Vor zwei Jahren starb der Verwalter, der die Liegenschaft betreute. «Von da an ging es bergab», sagt Rentner Scheidegger. «Früher kam er regelmässig im Haus vorbei und fragte nach unseren Wünschen. Als Letztes erhielten wir eine neue Dusche», sagt Werner Scheidegger. Sie seien sehr zufrieden mit der Wohnung. Das Problem: Wohnraum in der Nähe des neuen Kinderspitals ist mittlerweile viel Geld wert. Zu viel, um ihn für günstigen Wohnraum nutzen zu können. Denn bislang bezahlten die Mieter im Haus vergleichsweise wenig.
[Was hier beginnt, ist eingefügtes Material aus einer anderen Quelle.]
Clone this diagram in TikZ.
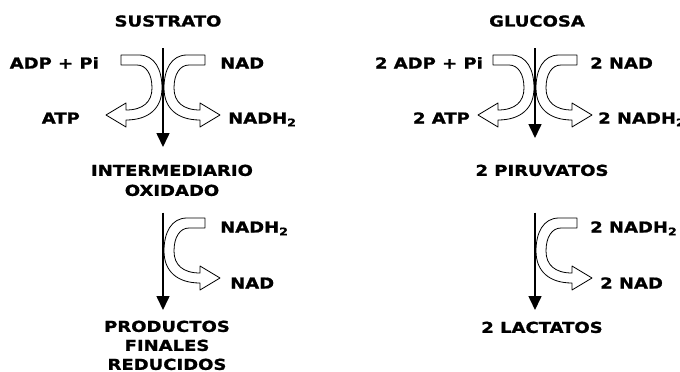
\documentclass[tikz,border=0pt]{standalone}
\usepackage{fontspec}
\setmainfont{DejaVu Sans}[FakeStretch=1.2, BoldFeatures={FakeBold=1.2}]
\usepackage{tikz}
\usetikzlibrary{arrows.meta}

\tikzset{
  lbl/.style={font=\fontsize{15}{19}\selectfont\bfseries, inner sep=0pt, align=center},
  flow/.style={line width=1.6pt, -{Triangle[width=13pt, length=14pt]}},
  pics/bendarrow/.style={code={
    \draw[line width=0.8pt, fill=white, line join=round]
      (42,-33) -- (24,-33) .. controls (8,-33) and (1,-18) .. (1,0)
      .. controls (1,20) and (14,32) .. (37,32) -- (37,39) -- (57,27) -- (37,15) -- (37,22)
      .. controls (20,22) and (11,14) .. (11,0)
      .. controls (11,-14) and (17,-23) .. (26,-23) -- (42,-23) -- cycle;
  }}
}

\begin{document}
\begin{tikzpicture}[x=1pt, y=-1pt]
  \useasboundingbox (0,0) rectangle (680,372);

  %% Axes
  \coordinate (axL) at (163,0);
  \coordinate (axR) at (535,0);

  %% Left: general scheme
  \node[lbl, anchor=base] (sustrato) at (168,26.5) {SUSTRATO};
  \node[lbl, anchor=north] (inter) at (172,164.5) {INTERMEDIARIO\\[1pt]OXIDADO};
  \node[lbl, anchor=north] (prod) at (167,320.5) {PRODUCTOS\\FINALES\\REDUCIDOS};

  \pic[xscale=-1] at (163,88) {bendarrow};
  \pic at (163,88) {bendarrow};
  \pic at (163,251) {bendarrow};

  \node[lbl, anchor=base east] (adpL) at (99,68.5) {ADP + Pi};
  \node[lbl, anchor=base east] (atpL) at (80,123.5) {ATP};
  \node[lbl, anchor=base west] (nadL) at (220,68.5) {NAD};
  \node[lbl, anchor=base west] (nadhL) at (228,123.5) {NADH\textsubscript{2}};
  \node[lbl, anchor=base west] (nadhLb) at (220,232.5) {NADH\textsubscript{2}};
  \node[lbl, anchor=base west] (nadLb) at (230,288.5) {NAD};

  \draw[flow, shorten <=21.5pt, shorten >=17.5pt] (sustrato.south -| axL) -- (inter.north -| axL);
  \draw[flow, shorten <=16.5pt, shorten >=10.5pt] (inter.south -| axL) -- (prod.north -| axL);

  %% Right: glycolysis and lactic fermentation
  \node[lbl, anchor=base] (glucosa) at (537,26.5) {GLUCOSA};
  \node[lbl, anchor=north] (piruv) at (542,164.5) {2 PIRUVATOS};
  \node[lbl, anchor=north] (lact) at (542,321.5) {2 LACTATOS};

  \pic[xscale=-1] at (535,88) {bendarrow};
  \pic at (535,88) {bendarrow};
  \pic at (535,251) {bendarrow};

  \node[lbl, anchor=base east] (adpR) at (483,68.5) {2 ADP + Pi};
  \node[lbl, anchor=base east] (atpR) at (470,123.5) {2 ATP};
  \node[lbl, anchor=base west] (nadR) at (590,68.5) {2 NAD};
  \node[lbl, anchor=base west] (nadhR) at (598,123.5) {2 NADH\textsubscript{2}};
  \node[lbl, anchor=base west] (nadhRb) at (590,232.5) {2 NADH\textsubscript{2}};
  \node[lbl, anchor=base west] (nadRb) at (600,288.5) {2 NAD};

  \draw[flow, shorten <=21.5pt, shorten >=26.5pt] (glucosa.south -| axR) -- (piruv.north -| axR);
  \draw[flow, shorten <=36.5pt, shorten >=11.5pt] (piruv.south -| axR) -- (lact.north -| axR);

\end{tikzpicture}
\end{document}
Möglichst viel Geld generieren

Dieter Gessler, Präsident des Stiftungsrats, sagt zu Blick: «Die Liegenschaft ist in die Jahre gekommen, es wird Zeit für eine Sanierung, soweit sich eine solche bei über 100 Jahre alten Wohnungen noch lohnt. Das ist aber nicht unsere Aufgabe. Wir sind eine wohltätige Stiftung und wollen möglichst viel Geld generieren, um arme und behinderte Menschen unterstützen zu können.»

Der Stiftung sei bewusst, dass es zu Härtefällen kommen könne. Aber: «Wir sind keine Stiftung für günstige Mieten. Es ist zwar gut, dass unsere Mieter profitieren konnten. Aber das ist nicht der Stiftungszweck», so Gessler weiter. Und weiter: «Die Stiftungsaufsicht hat uns die Auflage gemacht, dass die Liegenschaft einen möglichst hohen Verkaufspreis erzielt.»

Werner Scheidegger bringt das nichts. «Wir bekommen keine andere Wohnung mehr, uns nimmt keine Verwaltung mehr auf – das ist das Ende. Uns bleibt nur noch das Altersheim.»